Girl Power

Feels recently that we’ve really entered a phase of Final Girl appreciation. On screen we’ve seen Final GirlThe Final Girls, and Last Girl Standing, and in print The Last Final Girl and now Final Girls. A lot of finality in all those.

final girls riley sager

Riley Sager was reportedly renamed more gender neutrally in order to ship more copies of Final Girls. Weirdly, despite the first person narrator being female, I assumed the writer was male from the get-go.

The story concerns Quincy, the sole survivor of a cabin-in-the-woods massacre, ten years after the event, one of two other infamous ‘final girls’ takes her own life, leading the third survivor into Quincy’s life – and subsequently upending it and shaking it until everything tumbles out.

In spite of the slasher backstory requisite, Final Girls has more in common – as Stephen King’s recommendation states – with Gone Girl and The Girl on the Train. Paranoid mysteries with recurrent themes of the ‘unreliable narrator’ – the book merrily makes suggestions that almost any of the characters could know more about “what really happened that night” than they’re letting on.

Ultimately, it’s a book about the aftermath of a slasher event, rather than a recreation of. Intermittent flashback chapters back-fill the events of ten years earlier, but the formula is not dwelt upon, it only serves as a plot device. I didn’t guess the outcome, which is always a plus, and it should make a good film when it’s inevitably made into one.

Sager’s writing is dripping in rich wordplay, occasionally over-extending the scenes about baking and Quincy’s Xanax dependency and not exactly making her quite likeable enough to root for, but the locomotive need to put the pieces together results in the kind of jigsaw you hurry to complete.

there's someone inside your house stephanie perkins

On to There’s Someone Inside Your House, which I actually read first and at the same can’t-put-it-down speed.

This is far more of a teen-slasher affair, a kind of post-Scream millennial dead-teenager story. In a small Nebraskan town surrounded by cornfields, the high school drama queen is murdered in her home.

Exiled teen Makani, completing her senior year here after her involvement in ‘something terrible’ in Hawaii, is primarily more concerned with her budding romance with pink-haired misfit Ollie, but as the murders continue and she finds herself on the killer’s list, Makani and her friends decide to play detective.

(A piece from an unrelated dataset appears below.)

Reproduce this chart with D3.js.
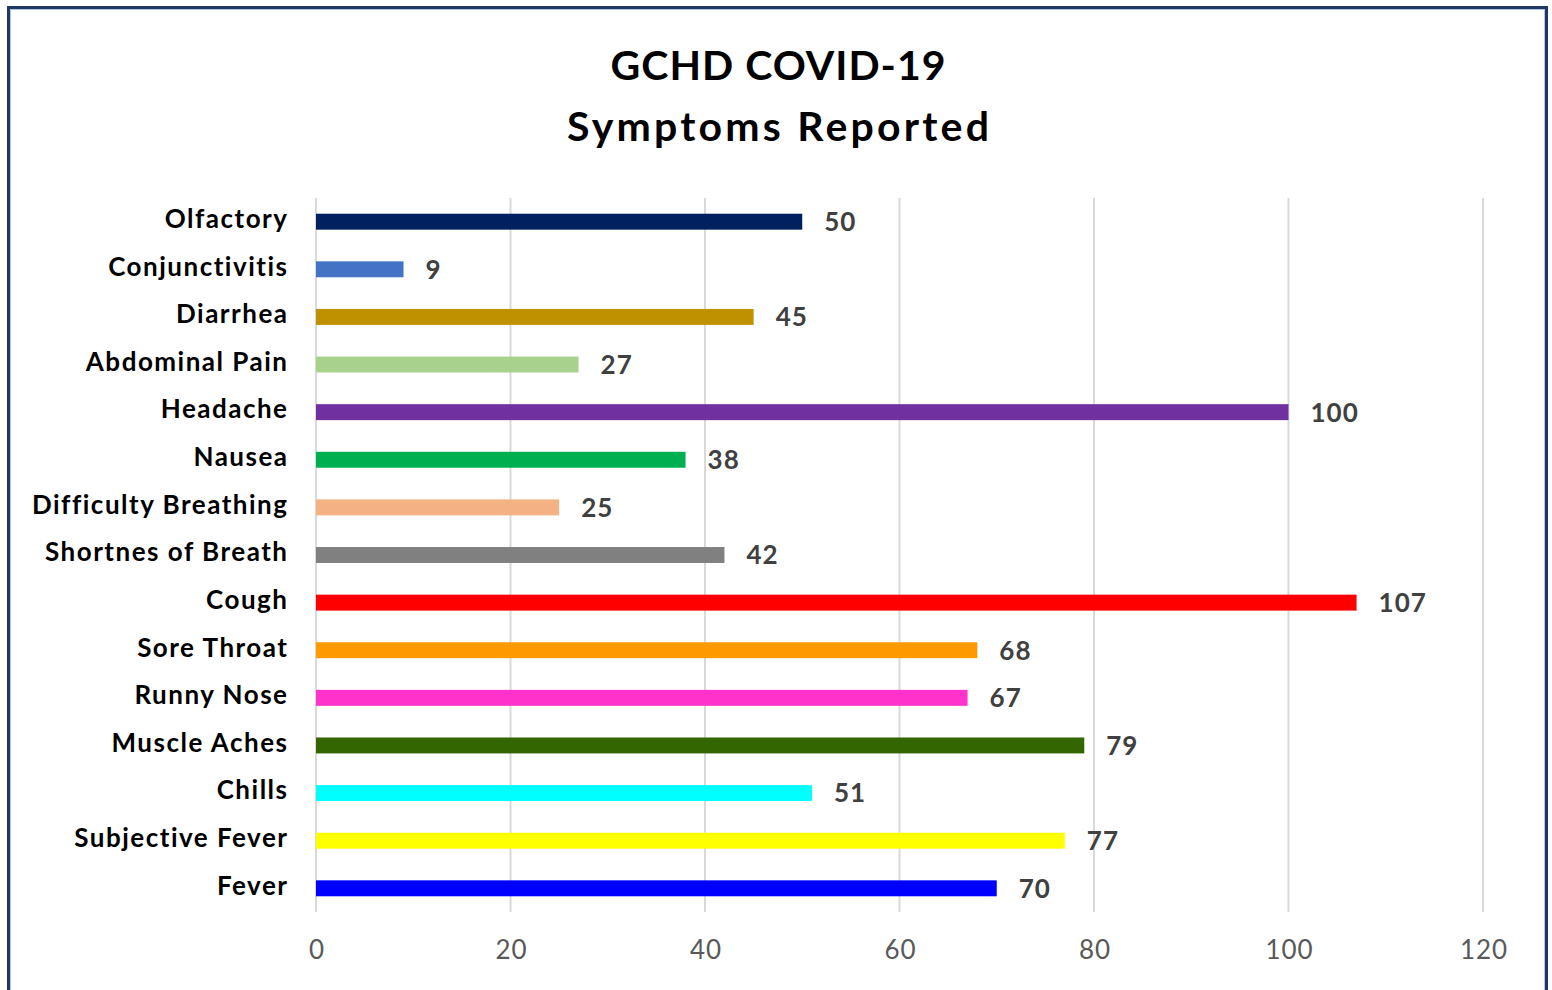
<!DOCTYPE html>
<html>
<head>
<meta charset="utf-8">
<title>GCHD COVID-19 Symptoms Reported</title>
<script src="https://cdn.jsdelivr.net/npm/d3@7/dist/d3.min.js"></script>
<style>
  body { margin: 0; background: #fff; }
  svg { display: block; }
</style>
</head>
<body>
<div id="chart"></div>
<script>
// data, top to bottom
var symptoms = ["Olfactory", "Conjunctivitis", "Diarrhea", "Abdominal Pain", "Headache",
                "Nausea", "Difficulty Breathing", "Shortnes of Breath", "Cough", "Sore Throat",
                "Runny Nose", "Muscle Aches", "Chills", "Subjective Fever", "Fever"];
var counts = [50, 9, 45, 27, 100, 38, 25, 42, 107, 68, 67, 79, 51, 77, 70];
var barColors = ["#002060", "#4472C4", "#BF9000", "#A9D18E", "#7030A0",
                 "#00B050", "#F4B183", "#808080", "#FF0000", "#FF9900",
                 "#FF33CC", "#336600", "#00FFFF", "#FFFF00", "#0000FF"];
var xTicks = [0, 20, 40, 60, 80, 100, 120];
var titleLines = ["GCHD COVID-19", "Symptoms Reported"];

var width = 1552, height = 990;
var font = "Lato, 'Open Sans', sans-serif";

var svg = d3.select("#chart").append("svg")
    .attr("width", width)
    .attr("height", height);

// frame
svg.append("rect")
    .attr("x", 8.5).attr("y", 7.5)
    .attr("width", 1538).attr("height", 1000)
    .attr("fill", "#fff")
    .attr("stroke", "#1F3864")
    .attr("stroke-width", 3);
svg.append("rect")
    .attr("x", 10.5).attr("y", 9.5)
    .attr("width", 1534).attr("height", 1000)
    .attr("fill", "none")
    .attr("stroke", "#B4C7E7")
    .attr("stroke-width", 1);

// title (Calibri-like spacing is wider than Lato, so stretch a little)
var titleSpacing = [1, 3.2];
svg.selectAll(".title")
    .data(titleLines)
    .enter()
    .append("text")
    .attr("class", "title")
    .attr("x", function(d, i){ return 778 + titleSpacing[i] / 2; })
    .attr("y", function(d, i){ return 80 + i * 61; })
    .attr("text-anchor", "middle")
    .attr("font-family", font)
    .attr("font-weight", "bold")
    .attr("font-size", "41px")
    .attr("letter-spacing", function(d, i){ return titleSpacing[i] + "px"; })
    .attr("fill", "#000")
    .text(function(d){ return d; });

var x = d3.scaleLinear().domain([0, 120]).range([316, 1483]);
var y = d3.scaleBand().domain(symptoms).range([198, 912]).paddingInner(0.665).paddingOuter(0.33);

// gridlines
svg.append("g")
    .selectAll("line")
    .data(xTicks)
    .enter()
    .append("line")
    .attr("x1", function(d){ return x(d); })
    .attr("x2", function(d){ return x(d); })
    .attr("y1", 198)
    .attr("y2", 912)
    .attr("stroke", "#D9D9D9")
    .attr("stroke-width", 2);

// x axis labels
var xAxis = d3.axisBottom(x).tickValues(xTicks).tickSize(0).tickPadding(0);
var gx = svg.append("g")
    .attr("transform", "translate(0,941)")
    .call(xAxis);
gx.select(".domain").remove();
gx.selectAll("text")
    .attr("dy", "0.71em")
    .attr("dx", "0.5px")
    .attr("font-family", font)
    .attr("font-size", "26px")
    .attr("letter-spacing", "1px")
    .attr("fill", "#595959");

// y axis labels
var yAxis = d3.axisLeft(y).tickSize(0).tickPadding(0);
var gy = svg.append("g")
    .attr("transform", "translate(288.5,-2)")
    .call(yAxis);
gy.select(".domain").remove();
gy.selectAll("text")
    .attr("font-family", font)
    .attr("font-weight", "bold")
    .attr("font-size", "26px")
    .attr("letter-spacing", "1.5px")
    .attr("fill", "#000");

// bars
svg.selectAll(".bar")
    .data(counts)
    .enter()
    .append("rect")
    .attr("class", "bar")
    .attr("x", x(0))
    .attr("y", function(d, i){ return y(symptoms[i]); })
    .attr("width", function(d){ return x(d) - x(0); })
    .attr("height", y.bandwidth())
    .attr("fill", function(d, i){ return barColors[i]; });

// value labels
svg.selectAll(".val")
    .data(counts)
    .enter()
    .append("text")
    .attr("class", "val")
    .attr("x", function(d){ return x(d) + 22; })
    .attr("y", function(d, i){ return y(symptoms[i]) + y.bandwidth() / 2; })
    .attr("dy", "0.36em")
    .attr("font-family", font)
    .attr("font-weight", "bold")
    .attr("font-size", "26px")
    .attr("letter-spacing", "1px")
    .attr("fill", "#404040")
    .text(function(d){ return d; });
</script>
</body>
</html>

Interestingly, the identity of the killer in TSIYH is revealed fairly early on, but that doesn’t deflate the tension from the situation. In fact, Stephanie Perkins wisely uses it as a tool of fear – the town knows who is doing it, but they don’t know where the assailant is or when they will return.

The best facet in the book is the killer’s penchant for toying with victims before attacking: Moving items around, leaving drawers open that were closed before, unsettling the mouse before the cat strikes. While the writing is in a different league to Riley Sager’s, for the intended demographic this addresses some social issues regarding the role technology plays in the lives of high schoolers, the interconnectivity of people who have never spoken a word to one another drawing them together. Some of the murders are pretty gruesome too!

2 comments

  • Oh cool! I actually got mysef a copy of Perkin’s book! Still on the early chapters, though, hadn’t reached the second murder yet…

  • I just finished the There’s Someone Inside Your House and it was good. I also just found out James Wan of SAW and Dead Silence is teaming up with Netflix to do a film adaptation of the book…yay?